The Virtue of Distraction

"The Virtue of Distraction" 2 of 200 from Robert Aitken's book Miniature of a Zen Master.

Here Robert points out that we can be thankful for our discursive thoughts as long as we use them as a reminder. A reminder for what? He hints at a process of waking up to our true compassionate nature within the distraction of our own thoughts. Sweet.

For other writers this is probably obvious. Something about the process of forming sentences, putting them in a certain order and knowing that there is an audience, makes life a little clearer. This morning I read the chapter referred to above, sat my usual zazen, reread the chapter and yet writing here is what clarified the morning for me.

This chapter uses "thoughts" as distractions and I wonder if "talk" could be substituted. Can I use talk as a reminder to wake up to my compassionate nature? Is talk just thoughts verbalized out loud rather than silently? Can I treat talking as a practice opportunity?
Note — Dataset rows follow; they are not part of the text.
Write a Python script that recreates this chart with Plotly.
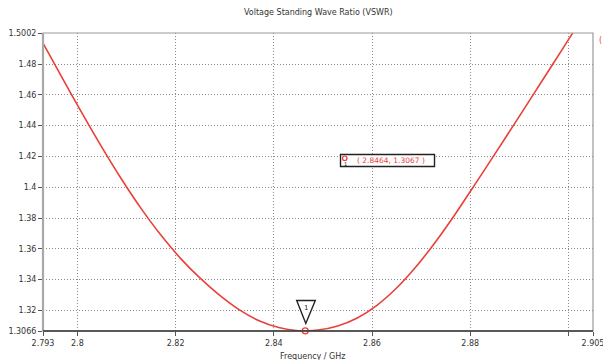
import plotly.graph_objects as go

# VSWR sweep (frequency in GHz)
freq_ghz = [2.793, 2.797, 2.801, 2.805, 2.809, 2.813, 2.817, 2.821, 2.825,
            2.829, 2.833, 2.837, 2.841, 2.845, 2.8464, 2.849, 2.853, 2.857,
            2.861, 2.865, 2.869, 2.873, 2.877, 2.881, 2.885, 2.889, 2.893,
            2.897, 2.901, 2.905]
vswr = [1.4936, 1.4705, 1.4478, 1.4259, 1.4052, 1.3861, 1.3689, 1.3538, 1.3409,
        1.3297, 1.3203, 1.3133, 1.3089, 1.3068, 1.3067, 1.3072, 1.3099, 1.3151,
        1.3233, 1.3345, 1.3485, 1.3648, 1.3828, 1.4020, 1.4215, 1.4412, 1.4610,
        1.4809, 1.5009, 1.5209]

marker_f = 2.8464
marker_v = 1.3067

x_range = [2.793, 2.905]
y_range = [1.3066, 1.5002]
x_ticks = [2.793, 2.8, 2.82, 2.84, 2.86, 2.88, 2.9, 2.905]
x_labels = ["2.793", "2.8", "2.82", "2.84", "2.86", "2.88", "", "2.905"]
y_ticks = [1.3066, 1.32, 1.34, 1.36, 1.38, 1.4, 1.42, 1.44, 1.46, 1.48, 1.5002]
y_labels = ["1.3066", "1.32", "1.34", "1.36", "1.38", "1.4", "1.42", "1.44",
            "1.46", "1.48", "1.5002"]

W, H = 603, 360
L, R, T, B = 43, 10, 33, 29
PW, PH = W - L - R, H - T - B

RED = "#e8403a"
FONT = "DejaVu Sans"


def px(x):
    return (x - L) / PW


def py(y):
    return (H - B - y) / PH


fig = go.Figure()
fig.add_trace(go.Scatter(x=freq_ghz, y=vswr, mode="lines",
                         line=dict(color=RED, width=1.6, shape="spline", smoothing=0.8),
                         hoverinfo="skip", showlegend=False))
fig.add_trace(go.Scatter(x=[marker_f], y=[marker_v], mode="markers",
                         marker=dict(symbol="circle-open", size=6, color=RED,
                                     line=dict(width=1.3, color=RED)),
                         cliponaxis=False, showlegend=False))

axis_common = dict(showgrid=True, gridcolor="#8a8a8a", griddash="1px,2px", gridwidth=1,
                   ticks="outside", ticklen=4, tickcolor="#555", zeroline=False,
                   ticklabeloverflow="allow", automargin=False,
                   tickfont=dict(family=FONT, size=8, color="#333"), showline=False)

fig.update_xaxes(range=x_range, tickmode="array", tickvals=x_ticks, ticktext=x_labels,
                 **axis_common)
fig.update_yaxes(range=y_range, tickmode="array", tickvals=y_ticks, ticktext=y_labels,
                 **axis_common)

shapes = [
    # frame
    dict(type="rect", xref="paper", yref="paper", x0=0, x1=1, y0=0, y1=1,
         line=dict(color="#9a9a9a", width=1.2)),
    dict(type="line", xref="paper", yref="paper", x0=0, x1=0, y0=0, y1=1,
         line=dict(color="#a8a8a8", width=2.2)),
    dict(type="line", xref="paper", yref="paper", x0=0, x1=1, y0=0, y1=0,
         line=dict(color="#333333", width=1.3)),
    # marker flag triangle
    dict(type="path", xref="paper", yref="paper",
         path=f"M {px(296.7)} {py(300.5)} L {px(315.3)} {py(300.5)} L {px(305.8)} {py(323.5)} Z",
         line=dict(color="#222", width=1.4), fillcolor="white"),
    # readout box
    dict(type="rect", xref="paper", yref="paper", x0=px(340.5), x1=px(434.5),
         y0=py(166.5), y1=py(154.5), line=dict(color="#222", width=1.4), fillcolor="white"),
    dict(type="circle", xref="paper", yref="paper", x0=px(342.5), x1=px(347),
         y0=py(160.5), y1=py(156), line=dict(color=RED, width=1.2)),
]

annotations = [
    dict(text="Voltage Standing Wave Ratio (VSWR)", xref="paper", yref="paper",
         x=px(318), y=py(12), showarrow=False, xanchor="center", yanchor="middle",
         font=dict(family=FONT, size=8, color="#333")),
    dict(text="Frequency / GHz", xref="paper", yref="paper",
         x=px(313), y=py(356), showarrow=False, xanchor="center", yanchor="middle",
         font=dict(family=FONT, size=8, color="#333")),
    dict(text="1", xref="paper", yref="paper", x=px(305.8), y=py(307.5),
         showarrow=False, xanchor="center", yanchor="middle",
         font=dict(family=FONT, size=7, color="#222")),
    dict(text=f"( {marker_f:.4f}, {marker_v:.4f} )", xref="paper", yref="paper",
         x=px(390.5), y=py(160.5), showarrow=False, xanchor="center", yanchor="middle",
         font=dict(family=FONT, size=7.5, color=RED)),
    dict(text="1", xref="paper", yref="paper", x=px(345.5), y=py(164), showarrow=False,
         xanchor="center", yanchor="middle", font=dict(family=FONT, size=5, color="#222")),
    dict(text="(", xref="paper", yref="paper", x=px(597), y=py(40), showarrow=False,
         xanchor="left", yanchor="middle", font=dict(family=FONT, size=8, color=RED)),
]

fig.update_layout(width=W, height=H, margin=dict(l=L, r=R, t=T, b=B),
                  paper_bgcolor="white", plot_bgcolor="white",
                  shapes=shapes, annotations=annotations, showlegend=False)

fig.write_html("out.html")
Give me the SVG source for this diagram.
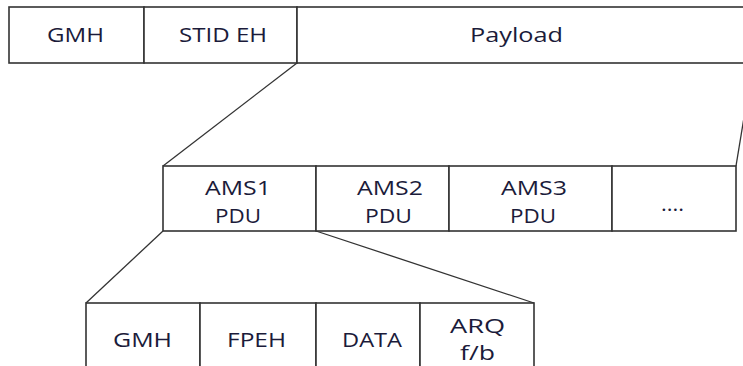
<svg xmlns="http://www.w3.org/2000/svg" width="743" height="366" viewBox="0 0 743 366">
<style>
.box{fill:#fff;stroke:#333;stroke-width:1.6}
.conn{stroke:#333;stroke-width:1.3;fill:none}
text{font-family:"Open Sans","DejaVu Sans",sans-serif;font-size:20px;fill:#1b1b3a;text-anchor:middle}
</style>
<rect width="743" height="366" fill="#fff"/>
<g id="connectors">
<line class="conn" x1="297" y1="63" x2="163" y2="166"/>
<line class="conn" x1="753" y1="63" x2="736" y2="166"/>
<line class="conn" x1="163" y1="231" x2="86" y2="303"/>
<line class="conn" x1="316" y1="231" x2="534" y2="303"/>
</g>
<g id="top-gmh"><rect class="box" x="9" y="7" width="135" height="56"/><text x="75.5" y="42" textLength="57" lengthAdjust="spacingAndGlyphs">GMH</text></g>
<g id="top-stid"><rect class="box" x="144" y="7" width="153" height="56"/><text x="223" y="42" textLength="88" lengthAdjust="spacingAndGlyphs">STID EH</text></g>
<g id="top-payload"><rect class="box" x="297" y="7" width="470" height="56"/><text x="516.5" y="42" textLength="93" lengthAdjust="spacingAndGlyphs">Payload</text></g>
<g id="ams1"><rect class="box" x="163" y="166" width="153" height="65"/><text x="238" y="195" textLength="66" lengthAdjust="spacingAndGlyphs">AMS1</text><text x="238" y="223" textLength="46" lengthAdjust="spacingAndGlyphs">PDU</text></g>
<g id="ams2"><rect class="box" x="316" y="166" width="133" height="65"/><text x="390" y="195" textLength="66" lengthAdjust="spacingAndGlyphs">AMS2</text><text x="388.5" y="223" textLength="47" lengthAdjust="spacingAndGlyphs">PDU</text></g>
<g id="ams3"><rect class="box" x="449" y="166" width="163" height="65"/><text x="534" y="195" textLength="66" lengthAdjust="spacingAndGlyphs">AMS3</text><text x="533" y="223" textLength="46" lengthAdjust="spacingAndGlyphs">PDU</text></g>
<g id="more"><rect class="box" x="612" y="166" width="124" height="65"/><text x="672.5" y="211" textLength="23" lengthAdjust="spacingAndGlyphs">....</text></g>
<g id="bot-gmh"><rect class="box" x="86" y="303" width="114" height="80"/><text x="142.5" y="347" textLength="59" lengthAdjust="spacingAndGlyphs">GMH</text></g>
<g id="bot-fpeh"><rect class="box" x="200" y="303" width="116" height="80"/><text x="256.5" y="347" textLength="59" lengthAdjust="spacingAndGlyphs">FPEH</text></g>
<g id="bot-data"><rect class="box" x="316" y="303" width="104" height="80"/><text x="372" y="347" textLength="60" lengthAdjust="spacingAndGlyphs">DATA</text></g>
<g id="bot-arq"><rect class="box" x="420" y="303" width="114" height="80"/><text x="477.5" y="333" textLength="55" lengthAdjust="spacingAndGlyphs">ARQ</text><text x="477.5" y="360" textLength="35" lengthAdjust="spacingAndGlyphs">f/b</text></g>
</svg>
A small group of my friends meet every Saturday morning to discuss life. We use a book as a pretense for this and call it a "Zen Book Club". (Not exactly, but pretty close.) This week the discussion evolved to a familiar place. This place can be described as "Talk, Talk, Talk - what hell is it good for" (sung to the tune of the 70's hit "War"). Talking seems so distracting, it seems to lead nowhere, it seems so pointless, it seems to confuse, it seems to be the antithesis of zazen. So there is a leaning towards giving up on it.

I'll admit to having these feelings too, from time to time, just not now. How about you? Talk, what the hell is it good for?